As per current guidelines, businesses with an annual turnover exceeding ₹40 lakh (or ₹20 lakh for special category states) are liable to register for GST. Compliance with GST regulations is crucial for companies, with repercussions including penalties for delayed filings. This topic is relevant for candidates preparing for banking examinations like JAIIB and CAIIB, where understanding taxation, including indirect taxes, is essential.
Practical Example
Ravi, a small business owner in Mumbai, imports electronic gadgets for resale. As part of his business operations, he incurs various costs, including a customs duty of 10% on the imported goods. This cost is passed on to his customers, making the final price of the gadgets inclusive of this indirect tax. Ravi must file his GST returns every quarter, reporting the collected GST from his sales, which is a combination of CGST and SGST since he sells directly within Maharashtra. By leveraging an online GST portal, Ravi effectively manages his compliance, ensuring that he meets the regulatory requirements while passing on the indirect tax to his customers seamlessly.

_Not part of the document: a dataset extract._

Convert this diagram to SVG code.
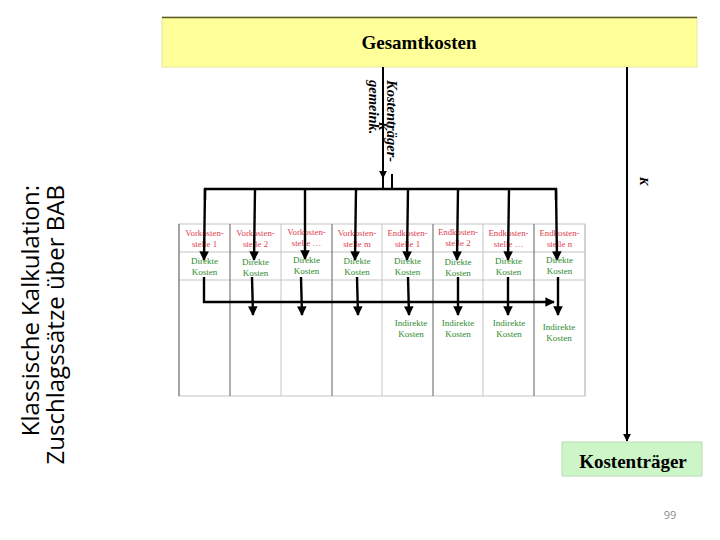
<svg xmlns="http://www.w3.org/2000/svg" width="720" height="540" viewBox="0 0 720 540">
<style>
.title{font-family:"Open Sans","DejaVu Sans",sans-serif;font-size:24px;fill:#000}
.big{font-family:"Liberation Serif","Times New Roman",serif;font-weight:bold;font-size:19px;fill:#000}
.hdr{font-family:"Liberation Serif","Times New Roman",serif;font-size:8.8px;fill:#e0404e;text-anchor:middle}
.grn{font-family:"Liberation Serif","Times New Roman",serif;font-size:9px;fill:#2e8b2e;text-anchor:middle}
.lbl{font-family:"Liberation Serif","Times New Roman",serif;font-style:italic;font-weight:bold;font-size:14.5px;fill:#000}
.kk{font-family:"Liberation Serif","Times New Roman",serif;font-style:italic;font-weight:bold;font-size:13px;fill:#000;text-anchor:middle}
.lg{stroke:#c4c4c4;stroke-width:1;fill:none}
.ld{stroke:#7a7a7a;stroke-width:1.2;fill:none}
.conn{stroke:#000;stroke-width:2.4;fill:none}
.thin{stroke:#000;stroke-width:2;fill:none}
</style>
<defs>
<marker id="ah" viewBox="0 0 10 10" refX="9" refY="5" markerWidth="4" markerHeight="4" orient="auto" markerUnits="strokeWidth">
<path d="M0,0 L10,5 L0,10 Z" fill="#000"/>
</marker>
</defs>
<rect width="720" height="540" fill="#fff"/>

<g id="title">
<text class="title" transform="translate(39,185) rotate(-90)" text-anchor="end">Klassische Kalkulation:</text>
<text class="title" transform="translate(64,185) rotate(-90)" text-anchor="end">Zuschlagssätze über BAB</text>
</g>

<g id="gesamtkosten">
<rect x="162" y="17" width="535" height="50" fill="#ffff99" stroke="#e6e6a0" stroke-width="1"/>
<line x1="162" y1="17.5" x2="697" y2="17.5" stroke="#5a5a30" stroke-width="1.5"/>
<text class="big" x="419" y="49" text-anchor="middle">Gesamtkosten</text>
</g>

<g id="bab">
<rect x="179" y="224" width="406" height="172" fill="#fff" class="lg"/>
<line class="lg" x1="179" y1="252" x2="585" y2="252"/>
<line class="lg" x1="179" y1="280" x2="585" y2="280"/>
<line class="ld" x1="179" y1="224" x2="179" y2="396"/>
<line class="ld" x1="230" y1="224" x2="230" y2="396"/>
<line class="lg" x1="281" y1="224" x2="281" y2="396"/>
<line class="ld" x1="332" y1="224" x2="332" y2="396"/>
<line class="lg" x1="382" y1="224" x2="382" y2="396"/>
<line class="ld" x1="433" y1="224" x2="433" y2="396"/>
<line class="lg" x1="483" y1="224" x2="483" y2="396"/>
<line class="ld" x1="534" y1="224" x2="534" y2="396"/>
<line class="lg" x1="585" y1="224" x2="585" y2="396"/>
</g>

<g id="headers">
<text class="hdr" x="204.5" y="236">Vorkosten-</text><text class="hdr" x="204.5" y="247">stelle 1</text>
<text class="hdr" x="255.5" y="236">Vorkosten-</text><text class="hdr" x="255.5" y="247">stelle 2</text>
<text class="hdr" x="306.5" y="235">Vorkosten-</text><text class="hdr" x="306.5" y="246">stelle …</text>
<text class="hdr" x="357" y="236">Vorkosten-</text><text class="hdr" x="357" y="247">stelle m</text>
<text class="hdr" x="407.5" y="236">Endkosten-</text><text class="hdr" x="407.5" y="247">stelle 1</text>
<text class="hdr" x="458" y="235">Endkosten-</text><text class="hdr" x="458" y="246">stelle 2</text>
<text class="hdr" x="508.5" y="236">Endkosten-</text><text class="hdr" x="508.5" y="247">stelle …</text>
<text class="hdr" x="559.5" y="236">Endkosten-</text><text class="hdr" x="559.5" y="247">stelle n</text>
</g>

<g id="connectors">
<line class="thin" x1="383" y1="67" x2="383" y2="178" marker-end="url(#ah)"/>
<line class="thin" x1="383" y1="176" x2="383" y2="189"/>
<line class="thin" x1="392" y1="174" x2="392" y2="189"/>
<line class="thin" x1="627" y1="67" x2="627" y2="441" marker-end="url(#ah)"/>
<polyline class="conn" points="205,200 205,189 556,189 556,200"/>
<line class="conn" x1="205" y1="189" x2="204" y2="260" marker-end="url(#ah)"/>
<line class="conn" x1="255" y1="189" x2="254" y2="260" marker-end="url(#ah)"/>
<line class="conn" x1="305" y1="189" x2="305" y2="259" marker-end="url(#ah)"/>
<line class="conn" x1="356" y1="189" x2="355" y2="260" marker-end="url(#ah)"/>
<line class="conn" x1="408" y1="189" x2="407" y2="260" marker-end="url(#ah)"/>
<line class="conn" x1="458" y1="189" x2="457" y2="260" marker-end="url(#ah)"/>
<line class="conn" x1="509" y1="189" x2="508" y2="260" marker-end="url(#ah)"/>
<line class="conn" x1="556" y1="189" x2="557" y2="260" marker-end="url(#ah)"/>
<polyline class="conn" points="204,277 204,302 554,302" marker-end="url(#ah)"/>
<line class="conn" x1="252" y1="277" x2="253" y2="315" marker-end="url(#ah)"/>
<line class="conn" x1="301" y1="277" x2="302" y2="315" marker-end="url(#ah)"/>
<line class="conn" x1="357" y1="277" x2="358" y2="315" marker-end="url(#ah)"/>
<line class="conn" x1="408" y1="277" x2="409" y2="315" marker-end="url(#ah)"/>
<line class="conn" x1="458" y1="277" x2="458" y2="315" marker-end="url(#ah)"/>
<line class="conn" x1="508" y1="277" x2="508" y2="315" marker-end="url(#ah)"/>
<line class="conn" x1="558" y1="277" x2="558" y2="315" marker-end="url(#ah)"/>
</g>

<g id="direct">
<text class="grn" x="204.5" y="264">Direkte</text><text class="grn" x="204.5" y="275">Kosten</text>
<text class="grn" x="255.5" y="265">Direkte</text><text class="grn" x="255.5" y="276">Kosten</text>
<text class="grn" x="306.5" y="263">Direkte</text><text class="grn" x="306.5" y="274">Kosten</text>
<text class="grn" x="357" y="264">Direkte</text><text class="grn" x="357" y="275">Kosten</text>
<text class="grn" x="407.5" y="264">Direkte</text><text class="grn" x="407.5" y="275">Kosten</text>
<text class="grn" x="458" y="265">Direkte</text><text class="grn" x="458" y="276">Kosten</text>
<text class="grn" x="508.5" y="264">Direkte</text><text class="grn" x="508.5" y="275">Kosten</text>
<text class="grn" x="559.5" y="263">Direkte</text><text class="grn" x="559.5" y="274">Kosten</text>
</g>

<g id="indirect">
<text class="grn" x="411" y="326">Indirekte</text><text class="grn" x="411" y="337">Kosten</text>
<text class="grn" x="458" y="326">Indirekte</text><text class="grn" x="458" y="337">Kosten</text>
<text class="grn" x="509" y="326">Indirekte</text><text class="grn" x="509" y="337">Kosten</text>
<text class="grn" x="559" y="330">Indirekte</text><text class="grn" x="559" y="341">Kosten</text>
</g>

<g id="labels">
<text class="lbl" transform="translate(387,80) rotate(90)">Kostenträger-</text>
<text class="lbl" transform="translate(369,80) rotate(90)">gemeink.</text>
<text class="kk" transform="translate(379,126) rotate(90)">K</text>
<text class="kk" transform="translate(640,181) rotate(90)">K</text>
</g>

<g id="kostentraeger">
<rect x="562" y="442" width="140" height="34" fill="#ccf5c8" stroke="#b8dcb4" stroke-width="1"/>
<text class="big" x="633" y="468" text-anchor="middle">Kostenträger</text>
</g>

<text x="670" y="519" font-family="'Open Sans','DejaVu Sans',sans-serif" font-size="11" fill="#8a8a8a" text-anchor="middle">99</text>
</svg>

Indirect Tax vs Direct Tax
| Feature | Indirect Tax | Direct Tax |
|---|---|---|
| Taxpayer | Passed onto consumers | Paid directly by the taxpayer |
| Examples | GST, excise duty, customs duty | Income tax, corporate tax |
| Collection Method | Included in the price | Collected through assessment |
| Burden | Shifted to consumers | Directly borne by taxpayers |
Indirect taxes apply to goods and services when they are sold, while direct taxes are related to income or profit. Understanding the differences between these two tax types helps individuals and businesses comply with tax regulations effectively.
Key Takeaways
- Indirect tax includes taxes like GST, excise duties, and customs duties.
- The GST Act, implemented in 2017, simplifies taxation by consolidating multiple taxes.
- Indirect taxes are levied at the point of sale and are included in the product price.
- Different rates of GST apply for intra-state (CGST + SGST) and inter-state (IGST) transactions.
- Businesses with a turnover above ₹40 lakh must register for GST.
- Indirect taxes are easier to administer compared to direct taxes, broadening the tax base.
- Compliance and timely filing of GST returns are essential to avoid penalties.
- Understanding indirect tax is crucial for banking exams such as JAIIB and CAIIB.
Frequently Asked Questions
Q: Is indirect tax refundable?
A: Generally, indirect taxes like GST can be claimed as Input Tax Credit (ITC) by businesses, allowing them to offset their tax liabilities. However, consumers usually do not get refunds on indirect taxes unless specified by any tax exemption or relief measures.
Q: How does indirect tax affect prices?
A: Indirect taxes are added to the cost of goods and services, which often leads to higher retail prices for consumers. This impacts purchasing decisions and overall demand in the market.
Q: What is the difference between indirect tax and value-added tax (VAT)?
A: Indirect tax is a broader category that includes VAT, among other taxes. VAT is specifically a tax on goods and services at each stage of production or distribution, ensuring that tax is paid on the value added at each step, whereas indirect tax can encompass various forms such as customs duties and excise taxes.